-- START RECORD LIST --
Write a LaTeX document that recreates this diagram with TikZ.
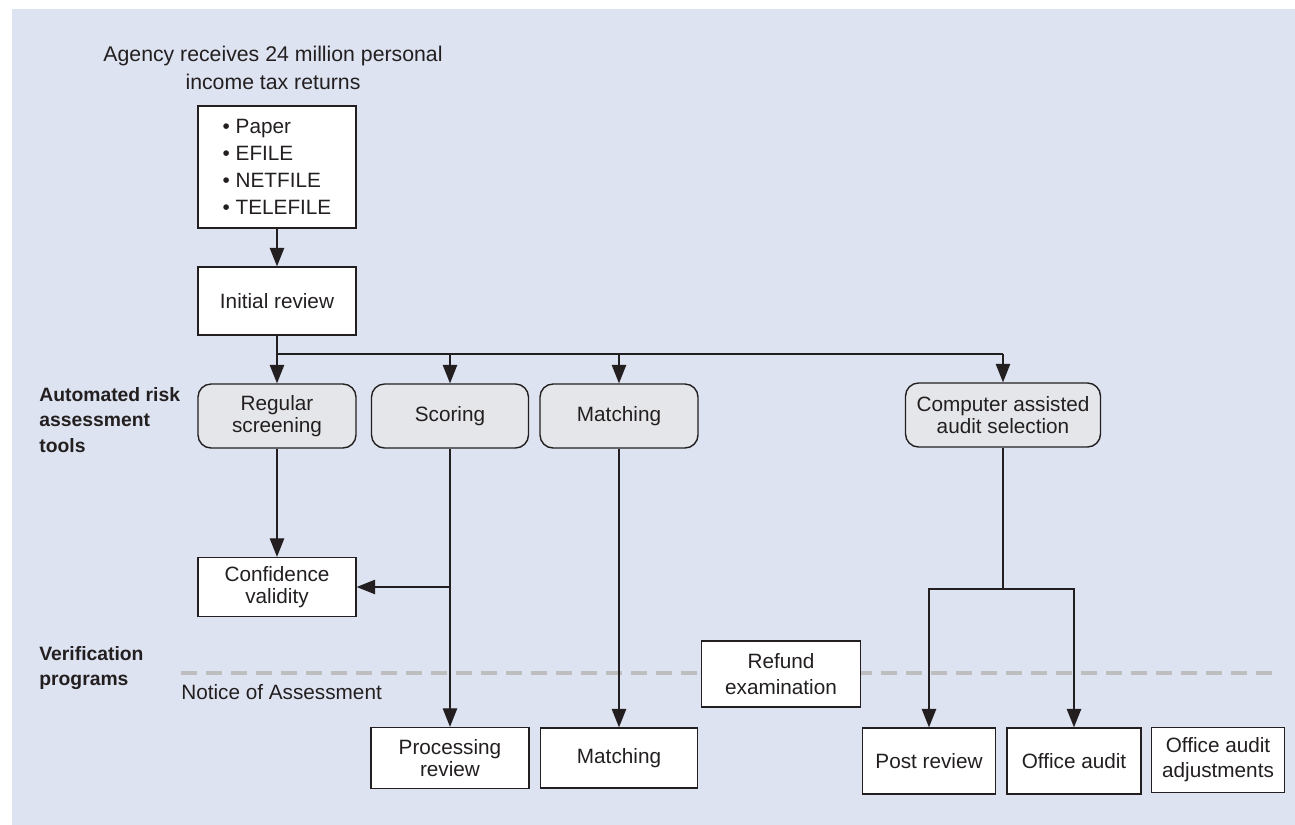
-- END RECORD LIST --
-- START RECORD LIST --
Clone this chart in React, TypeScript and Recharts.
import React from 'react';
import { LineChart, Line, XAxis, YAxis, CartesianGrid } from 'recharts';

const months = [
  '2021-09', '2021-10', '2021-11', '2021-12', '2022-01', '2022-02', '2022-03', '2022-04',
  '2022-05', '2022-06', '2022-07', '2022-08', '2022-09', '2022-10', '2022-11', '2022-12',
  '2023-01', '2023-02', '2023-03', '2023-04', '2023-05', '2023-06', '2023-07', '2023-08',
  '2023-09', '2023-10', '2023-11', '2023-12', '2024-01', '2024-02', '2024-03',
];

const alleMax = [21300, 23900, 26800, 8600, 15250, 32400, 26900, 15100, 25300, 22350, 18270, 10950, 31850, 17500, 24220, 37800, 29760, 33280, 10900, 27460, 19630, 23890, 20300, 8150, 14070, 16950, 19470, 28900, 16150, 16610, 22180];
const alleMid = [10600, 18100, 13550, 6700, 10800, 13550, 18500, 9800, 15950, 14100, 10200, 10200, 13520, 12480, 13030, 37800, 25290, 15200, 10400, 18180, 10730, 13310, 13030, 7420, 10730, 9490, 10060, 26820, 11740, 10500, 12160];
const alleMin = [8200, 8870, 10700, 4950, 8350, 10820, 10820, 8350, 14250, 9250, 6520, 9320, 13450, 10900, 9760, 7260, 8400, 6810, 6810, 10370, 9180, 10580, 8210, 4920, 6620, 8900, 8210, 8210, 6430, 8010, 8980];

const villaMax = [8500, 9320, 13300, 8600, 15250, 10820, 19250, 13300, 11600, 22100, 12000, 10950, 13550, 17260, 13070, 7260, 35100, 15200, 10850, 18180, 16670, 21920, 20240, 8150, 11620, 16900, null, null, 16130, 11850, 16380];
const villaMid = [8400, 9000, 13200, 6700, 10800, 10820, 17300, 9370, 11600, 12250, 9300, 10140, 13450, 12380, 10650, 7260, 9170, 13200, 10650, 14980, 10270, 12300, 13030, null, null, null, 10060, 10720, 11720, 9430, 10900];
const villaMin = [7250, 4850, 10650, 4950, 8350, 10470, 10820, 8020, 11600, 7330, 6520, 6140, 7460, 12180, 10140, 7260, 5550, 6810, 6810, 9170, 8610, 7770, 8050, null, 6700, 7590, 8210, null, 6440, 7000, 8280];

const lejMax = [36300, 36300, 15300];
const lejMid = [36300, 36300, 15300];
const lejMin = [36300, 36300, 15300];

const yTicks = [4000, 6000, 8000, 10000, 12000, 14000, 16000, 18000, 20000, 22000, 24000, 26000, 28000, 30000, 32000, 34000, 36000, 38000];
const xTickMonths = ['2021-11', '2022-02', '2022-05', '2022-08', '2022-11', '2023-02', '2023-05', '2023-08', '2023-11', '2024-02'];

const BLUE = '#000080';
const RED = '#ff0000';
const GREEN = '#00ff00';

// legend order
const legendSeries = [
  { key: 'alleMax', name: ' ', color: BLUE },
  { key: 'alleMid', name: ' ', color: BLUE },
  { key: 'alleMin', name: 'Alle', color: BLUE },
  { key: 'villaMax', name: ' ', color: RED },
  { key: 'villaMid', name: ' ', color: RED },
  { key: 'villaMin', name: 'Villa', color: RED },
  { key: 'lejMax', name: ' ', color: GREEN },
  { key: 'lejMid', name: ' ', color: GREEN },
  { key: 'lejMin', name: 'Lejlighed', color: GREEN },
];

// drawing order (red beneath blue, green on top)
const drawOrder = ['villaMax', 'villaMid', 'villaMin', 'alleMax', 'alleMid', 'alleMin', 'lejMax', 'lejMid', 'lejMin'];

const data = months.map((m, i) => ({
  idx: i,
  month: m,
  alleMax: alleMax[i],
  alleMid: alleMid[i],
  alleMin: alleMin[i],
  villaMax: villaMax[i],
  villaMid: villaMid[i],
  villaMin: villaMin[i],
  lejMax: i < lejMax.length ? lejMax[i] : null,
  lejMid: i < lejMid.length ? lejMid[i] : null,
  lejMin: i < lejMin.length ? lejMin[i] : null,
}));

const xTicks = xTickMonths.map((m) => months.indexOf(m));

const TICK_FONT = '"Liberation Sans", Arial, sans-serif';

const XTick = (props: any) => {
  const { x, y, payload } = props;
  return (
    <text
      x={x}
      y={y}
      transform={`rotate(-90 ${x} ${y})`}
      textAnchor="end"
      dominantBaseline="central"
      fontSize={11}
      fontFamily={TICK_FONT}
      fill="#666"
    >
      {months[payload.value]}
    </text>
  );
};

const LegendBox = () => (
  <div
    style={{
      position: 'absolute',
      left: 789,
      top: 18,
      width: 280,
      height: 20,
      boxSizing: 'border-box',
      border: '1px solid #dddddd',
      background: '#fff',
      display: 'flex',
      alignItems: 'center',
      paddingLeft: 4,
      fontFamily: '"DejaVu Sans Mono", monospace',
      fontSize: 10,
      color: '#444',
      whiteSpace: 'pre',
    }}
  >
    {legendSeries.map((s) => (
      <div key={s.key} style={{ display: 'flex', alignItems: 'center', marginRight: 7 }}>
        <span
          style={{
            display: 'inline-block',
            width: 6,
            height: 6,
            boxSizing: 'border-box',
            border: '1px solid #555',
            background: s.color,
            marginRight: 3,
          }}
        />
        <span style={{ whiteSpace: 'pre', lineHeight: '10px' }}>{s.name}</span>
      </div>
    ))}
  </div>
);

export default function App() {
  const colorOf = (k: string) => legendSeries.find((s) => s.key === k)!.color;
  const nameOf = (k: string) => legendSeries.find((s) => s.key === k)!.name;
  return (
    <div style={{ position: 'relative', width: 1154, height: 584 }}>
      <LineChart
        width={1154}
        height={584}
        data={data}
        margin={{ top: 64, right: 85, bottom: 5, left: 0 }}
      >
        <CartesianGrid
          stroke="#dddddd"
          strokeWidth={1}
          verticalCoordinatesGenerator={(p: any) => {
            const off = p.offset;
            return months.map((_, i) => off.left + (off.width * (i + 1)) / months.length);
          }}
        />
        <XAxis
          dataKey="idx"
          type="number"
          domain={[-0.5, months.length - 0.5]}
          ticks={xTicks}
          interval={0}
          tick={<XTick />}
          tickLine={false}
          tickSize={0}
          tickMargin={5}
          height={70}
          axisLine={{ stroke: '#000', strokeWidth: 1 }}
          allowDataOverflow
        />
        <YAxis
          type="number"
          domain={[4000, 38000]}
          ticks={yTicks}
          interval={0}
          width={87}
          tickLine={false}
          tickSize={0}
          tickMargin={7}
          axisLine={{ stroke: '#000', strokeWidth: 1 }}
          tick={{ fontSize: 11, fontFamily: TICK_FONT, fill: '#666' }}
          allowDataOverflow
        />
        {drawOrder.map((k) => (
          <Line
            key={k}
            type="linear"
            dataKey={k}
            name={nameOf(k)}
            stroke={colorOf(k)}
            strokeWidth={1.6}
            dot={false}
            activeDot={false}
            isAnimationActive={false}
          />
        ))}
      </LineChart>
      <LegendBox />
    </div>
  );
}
-- END RECORD LIST --
■ **WRITTEN REQUEST**: From the records above, print exactly the lines that run from the line with "Clone this chart" to the line with "XAxis, YAxis, CartesianGrid", inclusive.

■ **REPLY**:
Clone this chart in React, TypeScript and Recharts.
import React from 'react';
import { LineChart, Line, XAxis, YAxis, CartesianGrid } from 'recharts';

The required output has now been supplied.